Maundy Thursday

One result of Wilfred Owen's two years as lay assistant to the Vicar of Dunsden was his loss of taste for evangelical religion. Yet later, surprisingly, at Bordeaux where he went to teach English in a languages school, he showed that his religious sense had not entirely deserted him. He got on well with the English Pastor there, he attended prayers and Bible classes at the Union Chretienne; he also sought out a Reformed church and the Protestant Temple.

Family influences still had power to draw him back, just as in an opposite direction they tended to confirm him in certain prejudices. One such prejudice was against Roman Catholicism.

It's hard today to imagine the intemperate utterances employed at the turn of the century by Protestants against Catholics and vice versa, in newspapers, sermons and lecture halls. In such an atmosphere was Wilfred Owen brought up. And although his views on religion certainly changed as he grew older there's no evidence that his opinion of Catholicism did so.

In France he attended five R.C. services. On the first occasion - Midnight Mass Christmas 1913 - it was the sniggering of his friends and an uncomfortable draught, not the ritual, that irritated him. But the following Easter he was deploring the non-observance of Good Friday; then at a funeral service in the May he declared himself almost seduced by Catholicism but added that 'the illusion soon passed.' High Mass at Christmas 1914 brought the comment, 'It would take a power of candlegrease and embroidery to romanize me.' Finally at Easter 1915 he went twice: High Mass on the Sunday when he called candle, book and bell 'all like abominations of desolation', and the service of Veneration of the Cross which in the Letters he wrongly attributes to Good Friday. 'Always I come out from these performances an hour and a half older: otherwise unchanged,' he wrote.

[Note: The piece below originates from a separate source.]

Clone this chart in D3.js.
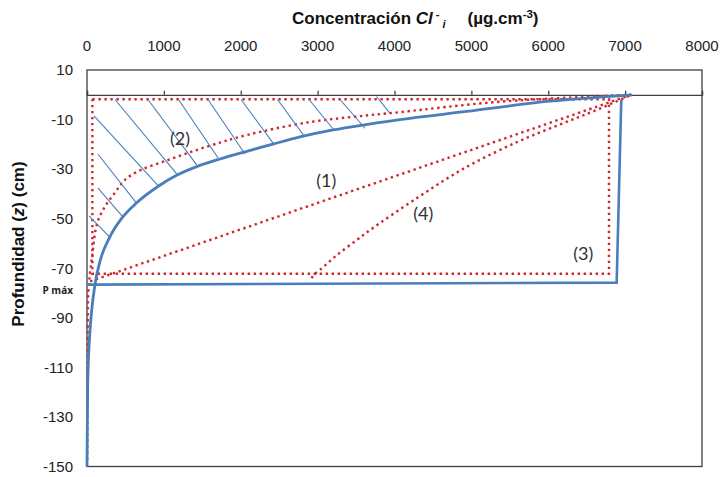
<!DOCTYPE html>
<html>
<head>
<meta charset="utf-8">
<script src="https://cdn.jsdelivr.net/npm/d3@7/dist/d3.min.js"></script>
<style>
  html, body { margin: 0; padding: 0; background: #fff; }
  svg { display: block; }
</style>
</head>
<body>
<svg id="chart" width="723" height="477"></svg>
<script>
// Axis ticks
const concTicks = [0, 1000, 2000, 3000, 4000, 5000, 6000, 7000, 8000];
const depthTicks = [10, -10, -30, -50, -70, -90, -110, -130, -150];

// Measured chloride profile (blue curve): concentration and depth
const profileConc  = [7085, 6020, 4940, 4070, 3200, 2770, 2420, 2055, 1730, 1427, 1166, 932, 646, 453, 295, 169, 104, 61, 30, 15, 8, 0];
const profileDepth = [0, -2.6, -6.7, -10.0, -14.2, -17.0, -19.9, -23.0, -25.9, -29.0, -32.5, -36.8, -43.6, -49.8, -57.5, -67.2, -76.5, -87.0, -99.5, -110, -120, -150];

// Block profile (blue polyline down to P máx)
const blockConc  = [6950, 6890, 0];
const blockDepth = [-2, -75.8, -76.6];

// Model (1): linear decrease
const model1Conc  = [7080, 20];
const model1Depth = [0, -75.5];

// Model (2): exponential-like decay
const model2Conc  = [7080, 5370, 4070, 3460, 2900, 2290, 1925, 1730, 1405, 1058, 711, 494, 364, 234, 147, 104, 82, 61, 39, 17, 8, 3];
const model2Depth = [0, -2.8, -7.0, -8.9, -11.0, -14.7, -17.5, -19.3, -22.5, -26.3, -30.2, -34.3, -39.5, -45.1, -50.5, -55.8, -61.2, -66.6, -72, -80, -110, -148];

// Model (3): uniform block
const model3Conc  = [70, 6790, 6790, 70, 70];
const model3Depth = [-1.8, -1.8, -72.2, -72.2, -1.8];

// Model (4): front ending inside the block
const model4Conc  = [2920, 2960, 3030, 3250, 3510, 3681, 4300, 4939, 5600, 6150, 6600, 7080];
const model4Depth = [-74, -72.4, -70.7, -64.7, -58.6, -54.6, -41.5, -29.1, -19, -12, -6.5, 0];

// Hatch segments between the block top and the measured curve
const hatchConcStart  = [26, 143, 143, 91, 364, 793, 1190, 1574, 2003, 2478, 2888, 3291, 3766];
const hatchDepthStart = [-48.9, -37.7, -24.0, -8.5, -1.9, -1.9, -1.9, -1.9, -1.9, -1.9, -1.9, -1.9, -0.7];
const hatchConcEnd    = [299, 455, 647, 937, 1167, 1427, 1708, 2055, 2423, 2814, 3204, 3616, 3941];
const hatchDepthEnd   = [-57.5, -48.9, -43.8, -37.1, -31.9, -28.3, -25.6, -23.9, -19.6, -16.2, -13.9, -13.5, -7.5];

// Curve labels
const labelText  = ["(1)", "(2)", "(3)", "(4)"];
const labelConc  = [3113, 1210, 6456, 4375];
const labelDepth = [-34.4, -17.5, -63.9, -47.8];

const pMaxDepth = -77;

const svg = d3.select("#chart");
const margin = { left: 87, right: 21, top: 70, bottom: 10.5 };
const W = 723, H = 477;

const x = d3.scaleLinear().domain([0, 8000]).range([margin.left, W - margin.right]);
const y = d3.scaleLinear().domain([10, -150]).range([margin.top, H - margin.bottom]);

const BLUE = "#4a7ebb";
const RED = "#d0262e";
const AXIS = "#404040";
const numFont = "'Liberation Sans', Arial, sans-serif";

// Plot frame
svg.append("rect")
  .attr("x", x(0)).attr("y", y(10))
  .attr("width", x(8000) - x(0)).attr("height", y(-150) - y(10))
  .attr("fill", "none").attr("stroke", AXIS).attr("stroke-width", 1.3);

// Concentration axis crossing at depth 0, ticks pointing up
const xAxis = d3.axisTop(x).tickValues(concTicks).tickSize(4).tickFormat("");
const gx = svg.append("g").attr("transform", `translate(0,${y(0)})`).call(xAxis);
gx.select(".domain").attr("stroke", AXIS).attr("stroke-width", 1.3);
gx.selectAll(".tick line").attr("stroke", AXIS).attr("stroke-width", 1.3);

// Concentration tick labels above the frame
svg.append("g").selectAll("text").data(concTicks).join("text")
  .attr("x", d => x(d)).attr("y", 45)
  .attr("text-anchor", "middle").attr("dominant-baseline", "central")
  .attr("font-family", numFont).attr("font-size", 15).attr("fill", "#222")
  .text(d => d);

// Depth axis labels
const yAxis = d3.axisLeft(y).tickValues(depthTicks).tickSize(0).tickPadding(14)
  .tickFormat(d => String(d));
const gy = svg.append("g").attr("transform", `translate(${x(0)},0)`).call(yAxis);
gy.select(".domain").remove();
gy.selectAll(".tick text")
  .attr("font-family", numFont).attr("font-size", 15).attr("fill", "#222");

// Red dotted models
const zip = (a, b) => a.map((v, i) => [v, b[i]]);
const line = d3.line().x(d => x(d[0])).y(d => y(d[1]));
const smooth = d3.line().x(d => x(d[0])).y(d => y(d[1])).curve(d3.curveCatmullRom.alpha(0.5));
const monotone = d3.line().x(d => x(d[0])).y(d => y(d[1])).curve(d3.curveMonotoneX);
const byConc = pts => pts.slice().sort((a, b) => a[0] - b[0]);

const dotted = g => g.attr("fill", "none").attr("stroke", RED)
  .attr("stroke-width", 2.4).attr("stroke-dasharray", "2.4,3.6");

svg.append("path").datum(zip(model3Conc, model3Depth)).attr("d", line).call(dotted);
svg.append("path").datum(zip(model1Conc, model1Depth)).attr("d", line).call(dotted);
svg.append("path").datum(zip(model2Conc, model2Depth)).attr("d", smooth).call(dotted);
svg.append("path").datum(zip(model4Conc, model4Depth)).attr("d", smooth).call(dotted);

// Hatching
svg.append("g").selectAll("line").data(hatchConcStart).join("line")
  .attr("x1", d => x(d)).attr("y1", (d, i) => y(hatchDepthStart[i]))
  .attr("x2", (d, i) => x(hatchConcEnd[i])).attr("y2", (d, i) => y(hatchDepthEnd[i]))
  .attr("stroke", BLUE).attr("stroke-width", 1.1);

// Blue block and measured curve
svg.append("path").datum(zip(blockConc, blockDepth)).attr("d", line)
  .attr("fill", "none").attr("stroke", BLUE).attr("stroke-width", 2.6);
svg.append("path").datum(byConc(zip(profileConc, profileDepth))).attr("d", monotone)
  .attr("fill", "none").attr("stroke", BLUE).attr("stroke-width", 2.8);

// Curve labels
svg.append("g").selectAll("text").data(labelText).join("text")
  .attr("x", (d, i) => x(labelConc[i])).attr("y", (d, i) => y(labelDepth[i]))
  .attr("text-anchor", "middle").attr("dominant-baseline", "central")
  .attr("font-family", "Lato, 'Open Sans', sans-serif").attr("font-size", 18).attr("fill", "#333")
  .text(d => d);

// P máx marker label
svg.append("text")
  .attr("x", 73).attr("y", y(pMaxDepth) + 4)
  .attr("text-anchor", "end").attr("dominant-baseline", "central")
  .attr("font-family", "'Open Sans', 'Noto Sans', sans-serif").attr("font-weight", "bold")
  .attr("font-size", 10).attr("fill", "#222")
  .text("P máx");

// Title
const title = svg.append("text")
  .attr("x", 292).attr("y", 24)
  .attr("font-family", numFont).attr("font-weight", "bold").attr("font-size", 17).attr("fill", "#111");
title.append("tspan").text("Concentración ");
title.append("tspan").attr("font-style", "italic").text("Cl");
title.append("tspan").attr("font-size", 11).attr("dx", 3).attr("dy", -6).text("-");
title.append("tspan").attr("font-size", 11).attr("font-style", "italic").attr("dx", 3).attr("dy", 10).text("i");
title.append("tspan").attr("dx", 22).attr("dy", -4).text("(µg.cm");
title.append("tspan").attr("font-size", 11.5).attr("dy", -6).text("-3");
title.append("tspan").attr("dy", 6).text(")");

// Depth axis title
const ytitle = svg.append("text")
  .attr("transform", `translate(24,${244}) rotate(-90)`)
  .attr("text-anchor", "middle")
  .attr("font-family", numFont).attr("font-weight", "bold").attr("font-size", 17).attr("fill", "#111");
ytitle.append("tspan").text("Profundidad (");
ytitle.append("tspan").attr("font-style", "italic").text("z");
ytitle.append("tspan").text(") (cm)");
</script>
</body>
</html>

MAUNDY THURSDAY is a sonnet of undivided lines in regular iambic pentameter, and it focuses on, first, the different approaches of the congregation to the act of veneration and, second, Owen's momentary and memorable encounter with a 'server- lad' an acolyte with brown hands.

For the men, veneration is a gesture rather than a statement of faith. They are there from habit not conviction. What they kiss is an 'emblem' and less than real. They are 'lugubrious but not sad', their emotion inward not outward looking.

On the other hand for the women it is the Real Presence they worship. Their faith is genuine but their mouths are 'meek', and submission to Church dogma does not recommend itself to the sceptical and independent minded Wilfred Owen.

As for the children, too young to understand yet with imaginations at the alert (kissing a silver doll) their unawareness of the deeper response is soon overtaken by Owen's utter rejection of it.

So does he indirectly deny two thousand years of Catholic doctrine and affirm the precedence of the real over the Real presence. It is bold and shocking the way that he goes through the right motions - kneeling, bending his head, the kiss - all for the wrong reasons.

The Christ was thin and cold, and very dead (line 12)

strikes an immediate chill, while the final line does rather the opposite:

I kissed the warm live hand that held the thing.

A startling antithesis in a startling poem that has Wilfred Owen beginning at the altar rails and ending, as some might think, in the Confessional.